At present, there are many neural network accelerators, such as Eyeriss, Tensor Processing Unit (TPU), DianNao family, Angel-Eye, and EIE. However, some accelerators, TPU, DaDianNao, and EIE are not suitable for low-end edge devices because either large on-chip memory or significant off-chip memory access is required. Eyeriss and Angel-Eye support multiple dimensional size filers, but either the processing unit architecture design or the filter mapping on MACs results in low utilization rate of multiply-accumulate units (MACs).
In view of the aforementioned problem, the present disclosure provides an execution method for convolution computation. During the execution, the data of some input images, weight values, and output images are reused to avoid repeated access to the same data from off-chip memory or on-chip memory, thereby improving the efficiency.

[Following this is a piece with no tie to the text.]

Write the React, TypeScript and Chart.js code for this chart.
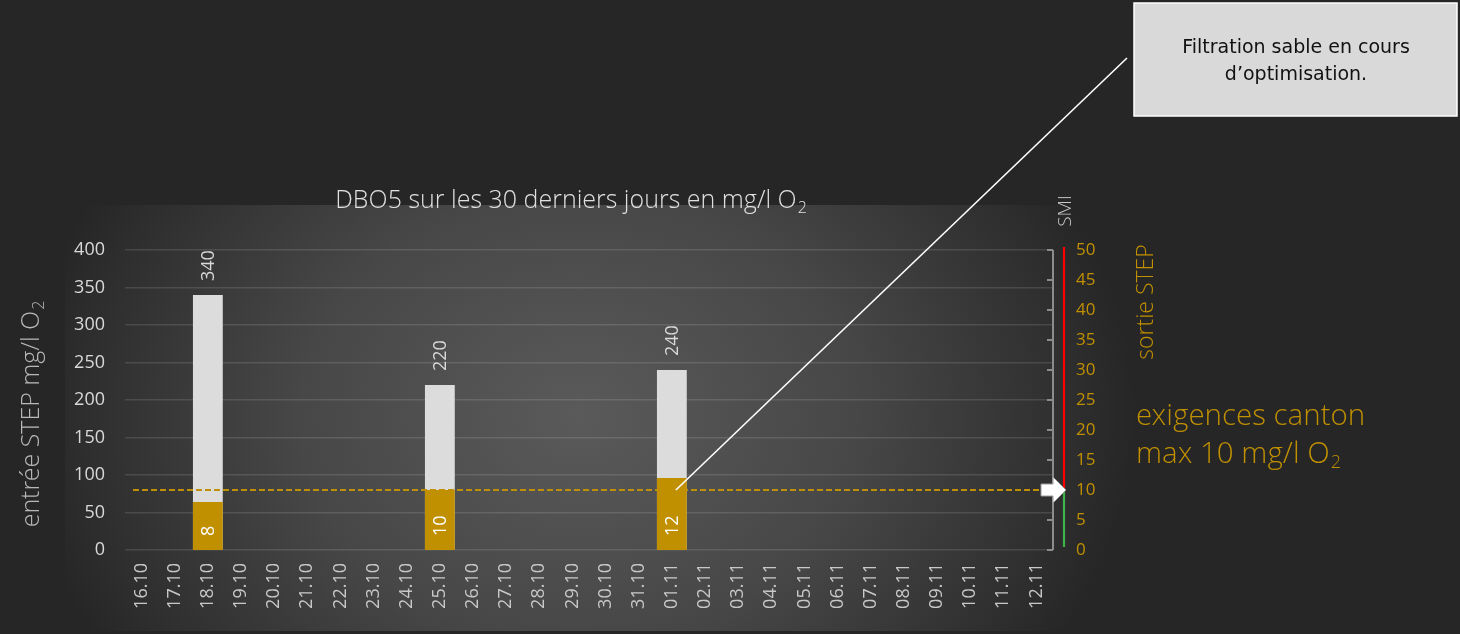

An aspect of the present disclosure is to disclose an execution method for convolution computation, which is executed by a convolution computation unit that includes a plurality of processing units and a controller. An input image of N channels is divided into X tiles including a first tile to an X-th tile according to a feature tile with size of T×T by the controller, wherein each of the X tiles includes T×T data, which are Ij(1,1)-Ij(T, T), wherein j is corresponding one of the channels and 1≤j≤N. Convolution computations are sequentially performed on the data in the first tile of the input image of the N channels to the X-th tile of the input image of the N channels by the processing units, and the computation results are stored as output data. The data in each of the tiles are mapped by a kernel with size of A×A, and multiply-accumulate operation is performed on the mapped data in each of the tiles. Each time one of the multiply-accumulate operations performed on the A×A data mapped by the kernel is complete, the kernel is shifted to change the mapped data in said tile, and multiply-accumulate operation is performed on the changed mapped data until the multiply-accumulate operations performed on all of the data in said tile are complete, thereby finishing the convolution computation of said tile. All of the output data form an output image, wherein 1≤A≤T.
In some embodiments of the present disclosure, in the condition of A=3, the mapped data in each of the tiles for the multiply-accumulate operations are Ij(p, q), Ij((p+1), q), Ij((p+2), q), Ij(p, (q+1)), Ij((p+1), (q+1)), Ij((p+2), (q+1)), Ij(p, (q+2)), Ij(p+1), (q+2)), Ij((p+2), (q+2)), wherein 1≤p≤(T−2), 1≤q≤(T−2); wherein when p=1 and q=1, a first multiply-accumulate operation is performed.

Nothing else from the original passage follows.